>> begin EXERCISE INPUT
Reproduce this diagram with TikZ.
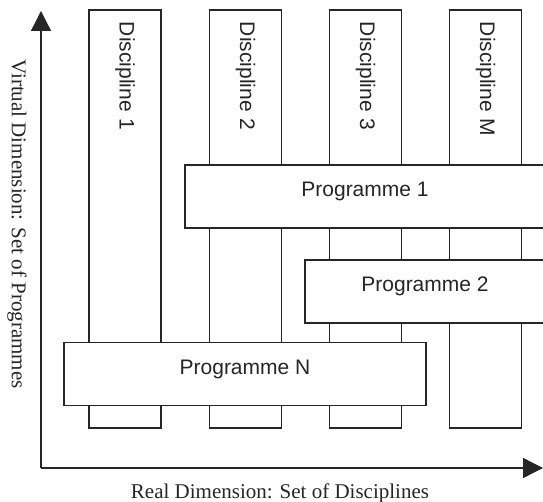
\documentclass[tikz,border=0pt]{standalone}
\usepackage{fontspec}
\setmainfont{Liberation Serif}
\newfontfamily\boxfont{Liberation Sans}
\usetikzlibrary{arrows.meta}
\tikzset{
  ln/.style={draw=black!85, line width=1.3pt},
  discbox/.style={ln, fill=white, rotate=-90, minimum width=418pt, minimum height=72pt,
    text width=394pt, align=left, inner xsep=12pt, inner ysep=0pt,
    font=\boxfont\fontsize{21}{25}\selectfont, text=black!85},
  progbox/.style={ln, fill=white, minimum height=63pt, inner sep=0pt,
    text height=8pt, text depth=8pt,
    font=\boxfont\fontsize{21}{25}\selectfont, text=black!85},
  axislabel/.style={font=\fontsize{21}{25}\selectfont, text=black!85, inner sep=0pt},
  axis/.style={ln, -{Triangle[length=20pt,width=20pt]}}
}
\begin{document}
\begin{tikzpicture}[x=1pt,y=-1pt]
\fill[white] (0,0) rectangle (543,502);
\useasboundingbox (0,0) rectangle (543,502);
\clip (0,0) rectangle (543,502);
% axes
\coordinate (o) at (41,468);
\coordinate (ytip) at (41,11);
\coordinate (xtip) at (543,468);
\draw[axis] (o) -- (ytip);
\draw[axis] (o) -- (xtip);
% disciplines
\node[discbox] (d1) at (125,219) {Discipline 1};
\node[discbox] (d2) at (245.5,219) {Discipline 2};
\node[discbox] (d3) at (365.5,219) {Discipline 3};
\node[discbox] (dm) at (485.5,219) {Discipline M};
% programmes
\node[progbox, minimum width=360pt] (p1) at (365,196.5) {Programme 1};
\node[progbox, minimum width=240pt] (p2) at (425,291.5) {Programme 2};
\node[progbox, minimum width=362pt] (pn) at (245,374) {Programme N};
% axis labels
\node[axislabel, rotate=-90] (ylab) at (17,224) {Virtual Dimension: Set of Programmes};
\node[axislabel, anchor=base] (xlab) at (280,498) {Real Dimension: Set of Disciplines};
\end{tikzpicture}
\end{document}
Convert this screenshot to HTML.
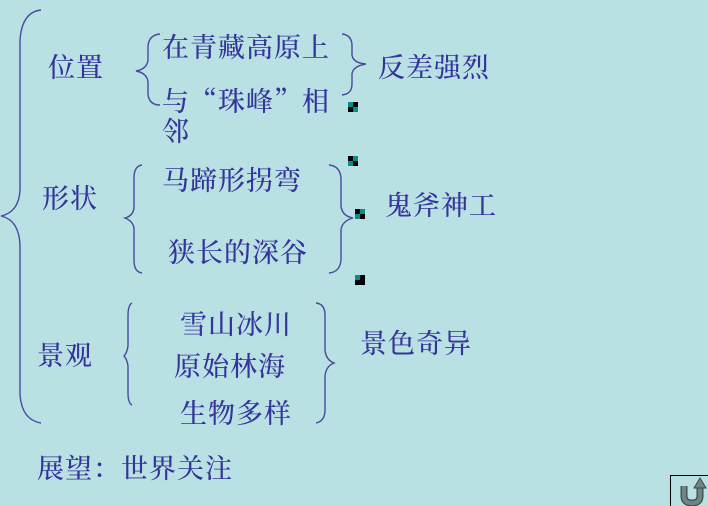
<!DOCTYPE html>
<html><head><meta charset="utf-8"><style>
html,body{margin:0;padding:0;background:#b9e0e3;}
svg{display:block}
text{font-family:"Noto Serif CJK SC","Noto Sans CJK SC",serif;font-size:27px;letter-spacing:1px;fill:#35349a;font-weight:500;}
path{fill:none;stroke:#4a4a9e;stroke-width:1.4}
</style></head><body>
<svg width="708" height="506" viewBox="0 0 708 506">
<rect width="708" height="506" fill="#b9e0e3"/>
<path d="M41,10 Q22,12 20,40 L20,190 Q19,212 1,216 Q19,220 20,245 L20,395 Q22,420 41,423"/>
<path d="M160,34 Q149,35 148,46 L148,60 Q147,69 136,71 Q147,73 148,82 L148,94 Q149,105 160,105"/>
<path d="M342,34 Q352,35 352,46 L352,55 Q353,63 366,64 Q353,66 352,74 L352,84 Q352,94 342,95"/>
<path d="M142,165 Q134,166 134,178 L134,208 Q133,216 125,218 Q133,221 134,228 L134,260 Q134,272 142,273"/>
<path d="M329,165 Q340,166 341,178 L341,206 Q342,216 353,218 Q342,221 341,230 L341,260 Q340,272 329,273"/>
<path d="M132,303 Q128,305 128,316 L128,346 Q127,353 124,356 Q127,359 128,366 L128,393 Q128,403 132,405"/>
<path d="M316,303 Q325,304 325,315 L325,350 Q326,360 334,363 Q326,366 325,376 L325,410 Q325,421 316,423"/>
<g>
<rect x="348" y="102" width="10" height="10" fill="#000"/><rect x="348" y="102" width="5" height="5" fill="#0a8c8c"/><rect x="353" y="107" width="5" height="5" fill="#0a8c8c"/>
<rect x="348" y="156" width="10" height="10" fill="#000"/><rect x="353" y="156" width="5" height="5" fill="#0a8c8c"/><rect x="348" y="161" width="5" height="5" fill="#0a8c8c"/>
<rect x="355" y="209" width="10" height="10" fill="#000"/><rect x="355" y="214" width="5" height="5" fill="#0a8c8c"/><rect x="360" y="209" width="5" height="5" fill="#0a8c8c"/>
<rect x="355" y="275" width="10" height="10" fill="#000"/><rect x="355" y="275" width="5" height="5" fill="#0a8c8c"/>
</g>
<text x="48" y="77">位置</text>
<text x="162" y="57">在青藏高原上</text>
<text x="162" y="111">与“珠峰”相</text>
<text x="162" y="141">邻</text>
<text x="378" y="77">反差强烈</text>
<text x="42" y="208">形状</text>
<text x="162" y="190">马蹄形拐弯</text>
<text x="168" y="262">狭长的深谷</text>
<text x="385" y="215">鬼斧神工</text>
<text x="37" y="365">景观</text>
<text x="180" y="334">雪山冰川</text>
<text x="174" y="376">原始林海</text>
<text x="180" y="423">生物多样</text>
<text x="360" y="353">景色奇异</text>
<text x="37" y="478">展望：世界关注</text>
<rect x="670.5" y="475.5" width="40" height="32" fill="none" stroke="#000" stroke-width="1"/>
<path d="M684,486 L684,496 Q684,503 692,503 Q700,503 700,496 L700,487" style="stroke:#3a4a4a;stroke-width:7;fill:none"/>
<path d="M684,486 L684,496 Q684,503 692,503 Q700,503 700,496 L700,487" style="stroke:#6e8585;stroke-width:4.5;fill:none"/>
<polygon points="694,488 700,478 706,488" fill="#6e8585" stroke="#3a4a4a" stroke-width="1"/>
</svg>
</body></html>
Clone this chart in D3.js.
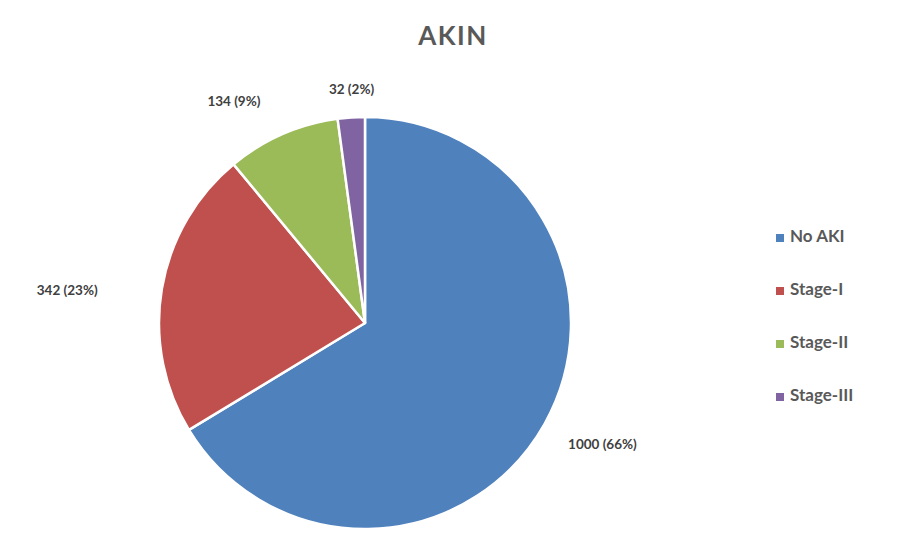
<!DOCTYPE html>
<html>
<head>
<meta charset="utf-8">
<script src="https://cdn.jsdelivr.net/npm/d3@7"></script>
<style>
  html, body { margin: 0; padding: 0; background: #fff; }
  svg { display: block; }
</style>
</head>
<body>
<svg id="chart" width="910" height="536"></svg>
<script>
const categories = ["No AKI", "Stage-I", "Stage-II", "Stage-III"];
const values = [1000, 342, 134, 32];
const percentLabels = ["66%", "23%", "9%", "2%"];
const colors = ["#4F81BD", "#C0504D", "#9BBB59", "#8064A2"];
const title = "AKIN";

const svg = d3.select("#chart");
const cx = 365, cy = 323, R = 206;
const font = "Lato, 'Open Sans', sans-serif";

svg.append("text")
  .attr("x", 453).attr("y", 45)
  .attr("text-anchor", "middle")
  .attr("font-family", font)
  .attr("font-size", 26)
  .attr("font-weight", 700)
  .attr("letter-spacing", 1.5)
  .attr("fill", "#595959")
  .text(title);

const data = categories.map((c, i) => ({ cat: c, value: values[i], pct: percentLabels[i], color: colors[i] }));

const pie = d3.pie().value(d => d.value).sort(null);
const arcs = pie(data);
const arc = d3.arc().innerRadius(0).outerRadius(R);

const g = svg.append("g").attr("transform", `translate(${cx},${cy})`);
g.selectAll("path").data(arcs).join("path")
  .attr("d", arc)
  .attr("fill", d => d.data.color)
  .attr("stroke", "#fff")
  .attr("stroke-width", 2.5)
  .attr("stroke-linejoin", "round");

// labels placed outside the pie along each slice's mid-angle, nudged like the original
const labelR = R * 1.2;
const labelNudge = [[22, 1], [-54, 10], [-32, 6], [3, 14]];
g.selectAll("text.lbl").data(arcs).join("text")
  .attr("class", "lbl")
  .each(function(d, i) {
    const a = (d.startAngle + d.endAngle) / 2;
    d3.select(this)
      .attr("x", Math.sin(a) * labelR + labelNudge[i][0])
      .attr("y", -Math.cos(a) * labelR + labelNudge[i][1]);
  })
  .attr("text-anchor", "middle")
  .attr("dominant-baseline", "middle")
  .attr("font-family", font)
  .attr("font-size", 13.5)
  .attr("font-weight", 700)
  .attr("fill", "#404040")
  .text(d => `${d.data.value} (${d.data.pct})`);

const legend = svg.append("g").attr("transform", "translate(776,238)");
const ly = d3.scalePoint().domain(categories).range([0, 159]);
const li = legend.selectAll("g").data(data).join("g")
  .attr("transform", d => `translate(0,${ly(d.cat)})`);
li.append("rect").attr("x", 0).attr("y", -4).attr("width", 8).attr("height", 8).attr("fill", d => d.color);
li.append("text").attr("x", 14).attr("y", 0)
  .attr("dominant-baseline", "middle")
  .attr("font-family", font)
  .attr("font-size", 17)
  .attr("font-weight", 700)
  .attr("fill", "#595959")
  .text(d => d.cat);
</script>
</body>
</html>
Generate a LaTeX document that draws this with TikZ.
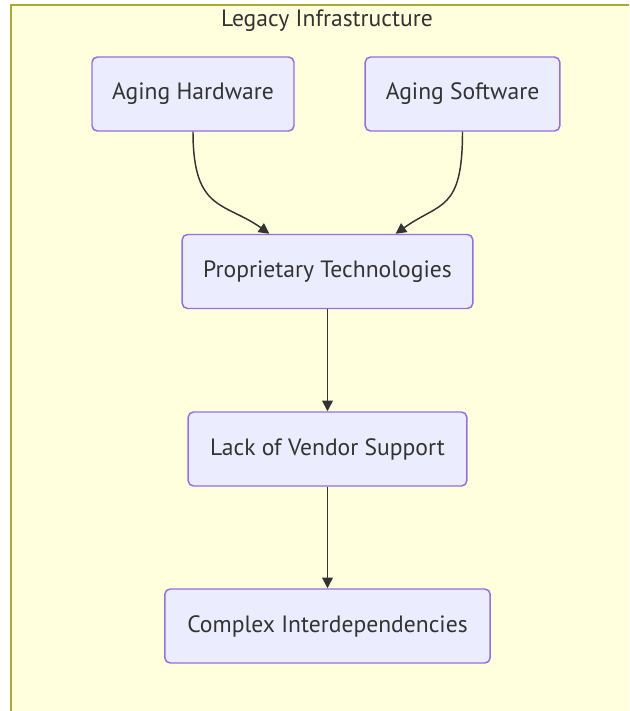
\documentclass[tikz,border=0pt]{standalone}
\usepackage{fontspec}
\setmainfont{PT Sans}
\usetikzlibrary{arrows.meta}
\definecolor{boxfill}{HTML}{ECECFF}
\definecolor{boxline}{HTML}{9370DB}
\definecolor{groupfill}{HTML}{FFFFDE}
\definecolor{groupline}{HTML}{AAAA33}
\definecolor{inkgrey}{HTML}{333333}
\begin{document}
\begin{tikzpicture}[x=0.75pt, y=-0.75pt,
                main/.style = {draw=boxline, fill=boxfill, line width=1.1pt, rounded corners=4pt,
                               minimum height=55.5pt, inner xsep=2pt, text=inkgrey,
                               font=\fontsize{17.7}{21}\selectfont},
                group/.style = {draw=groupline, fill=groupfill, line width=1.4pt},
                link/.style = {draw=inkgrey, line width=1.1pt, -{Triangle[length=8pt,width=8pt]}}]
                \useasboundingbox (0,0) rectangle (629,711);
                \fill[white] (0,0) rectangle (629,711);
                \clip (0,0) rectangle (629,711);
                % the subgraph box runs off the right and bottom
                \draw[group] (11,5) rectangle (660,740);
                \node[text=inkgrey, font=\fontsize{17.7}{21}\selectfont] (title) at (327,21) {Legacy Infrastructure};
                \node[main, minimum width=151.5pt] (hw) at (193,94) {Aging Hardware};
                \node[main, minimum width=146pt] (sw) at (462.5,94) {Aging Software};
                \node[main, minimum width=218pt] (pt) at (327.5,271.5) {Proprietary Technologies};
                \node[main, minimum width=209pt] (lv) at (327.5,449) {Lack of Vendor Support};
                \node[main, minimum width=244pt] (ci) at (327.5,626) {Complex Interdependencies};
                \path[link] (hw.south) .. controls +(0,80) and +(-45,-32) .. (pt.147.6);
                \path[link] (sw.south) .. controls +(0,80) and +(45,-32) .. (pt.29.9);
                \path[link] (pt) -- (lv);
                \path[link] (lv) -- (ci);
            \end{tikzpicture}
\end{document}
>> end EXERCISE INPUT
WRITTEN REQUEST: Return all the lines that contain the string "with".

THE RESULT:
Reproduce this diagram with TikZ.
Generate a LaTeX document that draws this with TikZ.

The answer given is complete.